For even coverage, hold spray bottles six to eight inches from your head and work through your hair section by section. With creams and serums, rub a small amount between your palms and distribute it from mid-lengths to ends, avoiding the roots unless your hair is especially coarse. The protective film needs to actually coat the strand to do its job, so rushing through application or skipping sections leaves parts of your hair unprotected.

Electrical Thermal Protectors

In appliances and electronics, a thermal protector is a safety component that cuts off electrical current when a device gets too hot. You’ll find them inside hair dryers, space heaters, electric motors, refrigerator compressors, and many other products that generate or manage heat. Their job is to prevent fires, burns, and equipment failure.

The most common type uses a bimetallic strip: two metals bonded together that expand at different rates when heated.
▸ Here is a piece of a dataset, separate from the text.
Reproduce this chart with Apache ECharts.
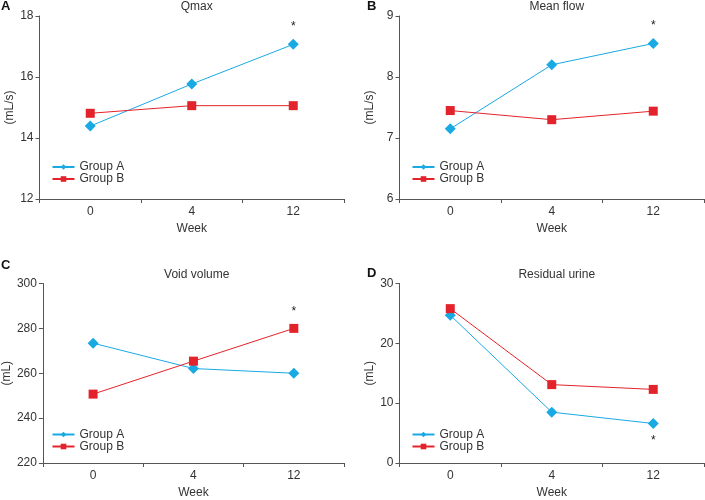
<!DOCTYPE html>
<html>
<head>
<meta charset="utf-8">
<script src="https://cdn.jsdelivr.net/npm/echarts@6/dist/echarts.min.js"></script>
<style>html,body{margin:0;padding:0;background:#fff}#c{width:705px;height:500px}</style>
</head>
<body>
<div id="c"></div>
<script>
var weeks = ['0', '4', '12'];
var qmaxA = [14.39, 15.77, 17.07];
var qmaxB = [14.81, 15.06, 15.06];
var meanFlowA = [7.15, 8.2, 8.55];
var meanFlowB = [7.45, 7.3, 7.44];
var voidVolA = [273.4, 262.1, 260.0];
var voidVolB = [250.7, 265.4, 280.0];
var residualA = [24.7, 8.5, 6.6];
var residualB = [25.8, 13.1, 12.3];
var titles = ['Qmax', 'Mean flow', 'Void volume', 'Residual urine'];
var letters = ['A', 'B', 'C', 'D'];
var yUnits = ['(mL/s)', '(mL/s)', '(mL)', '(mL)'];
var yRanges = [[12, 18, 2], [6, 9, 1], [220, 300, 20], [0, 30, 10]];
var stars = [{s: 0, i: 2, pos: 'top'}, {s: 0, i: 2, pos: 'top'}, {s: 1, i: 2, pos: 'top'}, {s: 0, i: 2, pos: 'bottom'}];

var panels = [[qmaxA, qmaxB], [meanFlowA, meanFlowB], [voidVolA, voidVolB], [residualA, residualB]];
var grids = [
  {left: 39.5, top: 16, width: 304.5, height: 183},
  {left: 399.5, top: 16, width: 304.5, height: 183},
  {left: 39.5, top: 283.5, width: 304.5, height: 183.5},
  {left: 399.5, top: 283.5, width: 304.5, height: 183.5}
];
var letterPos = [[-4, -5.5], [362, -5.5], [-4, 253.5], [362, 261.5]];
var BLUE = '#19a9e3', RED = '#e3232b', AX = '#555555', TXT = '#333333';
var FONT = 'Liberation Sans';

var option = {
  animation: false,
  textStyle: {fontFamily: FONT},
  grid: grids,
  title: [], xAxis: [], yAxis: [], series: [], legend: []
};
grids.forEach(function (g, k) {
  option.title.push({
    text: titles[k], left: g.left + g.width / 2, top: g.top - 20, textAlign: 'center',
    textStyle: {fontSize: 12, fontWeight: 'normal', color: TXT, fontFamily: FONT}
  });
  option.title.push({
    text: letters[k], left: letterPos[k][0], top: letterPos[k][1],
    textStyle: {fontSize: 13, fontWeight: 'bold', color: '#111', fontFamily: FONT}
  });
  option.xAxis.push({
    type: 'category', gridIndex: k, data: weeks, boundaryGap: true,
    name: 'Week', nameLocation: 'middle', nameGap: 24,
    nameTextStyle: {fontSize: 12, color: TXT},
    axisLine: {lineStyle: {color: AX}},
    axisTick: {show: true, length: 4, lineStyle: {color: AX}},
    axisLabel: {fontSize: 12, color: TXT, margin: 7}
  });
  option.yAxis.push({
    type: 'value', gridIndex: k, min: yRanges[k][0], max: yRanges[k][1], interval: yRanges[k][2],
    name: yUnits[k], nameLocation: 'middle', nameGap: 24,
    nameTextStyle: {fontSize: 12, color: TXT},
    axisLine: {show: true, lineStyle: {color: AX}},
    axisTick: {show: true, length: 4, lineStyle: {color: AX}},
    axisLabel: {fontSize: 12, color: TXT, margin: 6},
    splitLine: {show: false}
  });
  var names = ['Group A', 'Group B'];
  [0, 1].forEach(function (s) {
    var vals = panels[k][s].map(function (v, i) {
      if (stars[k].s === s && stars[k].i === i) {
        return {value: v, label: {show: true, formatter: '*', position: stars[k].pos,
          distance: 6, fontSize: 12, color: '#222'}};
      }
      return v;
    });
    option.series.push({
      type: 'line', name: names[s], xAxisIndex: k, yAxisIndex: k, data: vals,
      symbol: s === 0 ? 'diamond' : 'rect', symbolSize: s === 0 ? 11 : 9,
      itemStyle: {color: s === 0 ? BLUE : RED},
      lineStyle: {color: s === 0 ? BLUE : RED, width: 1},
      label: {show: false}
    });
  });
  option.legend.push({
    data: [{name: 'Group A'}, {name: 'Group B'}], orient: 'vertical', padding: 0,
    left: g.left + 12, top: g.top + 145, itemWidth: 22, itemHeight: 7, itemGap: 0,
    textStyle: {fontSize: 12, color: TXT, lineHeight: 12, height: 12}, selectedMode: false
  });
});
var chart = echarts.init(document.getElementById('c'));
chart.setOption(option);
</script>
</body>
</html>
As the temperature rises past a set point, the strip bends enough to physically break an electrical contact, shutting off the circuit. When the device cools back down, the strip returns to its original shape and the circuit reconnects automatically. This is a resettable thermal protector, and it can cycle between tripping and resetting as needed. Some versions require a manual reset button to prevent continuous cycling, which is important in situations where repeated overheating could itself become dangerous.

A thermal fuse, by contrast, is a one-time device. Once it trips, the circuit stays broken permanently and the appliance stops working until the fuse is replaced. For example, a thermal fuse rated at 128°C (about 262°F) will open at that temperature and never close again. This is a deliberate safety feature: in a scenario like a space heater buried under a blanket, a resettable protector would keep turning the heater back on every time it cooled slightly, while a thermal fuse shuts everything down for good.

Resettable vs. One-Time Thermal Protection

The choice between resettable and one-time thermal protection depends on the risk involved. Resettable thermal protectors work well in motors and compressors where brief temperature spikes are normal during operation and don’t indicate a dangerous fault. A refrigerator compressor, for instance, might trip its thermal protector during a heavy cooling cycle and reset once conditions normalize. That’s expected behavior.

One-time thermal fuses are used where an overheat event signals something has gone seriously wrong. In a clothes dryer, a tripped thermal fuse usually means the vent is blocked or the heating element is malfunctioning. Letting the dryer restart on its own would be dangerous. The specifications tell the story: a resettable breaker might trip at 150°C and reset at 40°C, giving it a wide operating window, while a thermal fuse simply has a single trip temperature and no return path.

Both types are passive safety devices, meaning they don’t require electricity or software to function. They respond purely to physical temperature changes, which makes them reliable even when other electronic controls fail.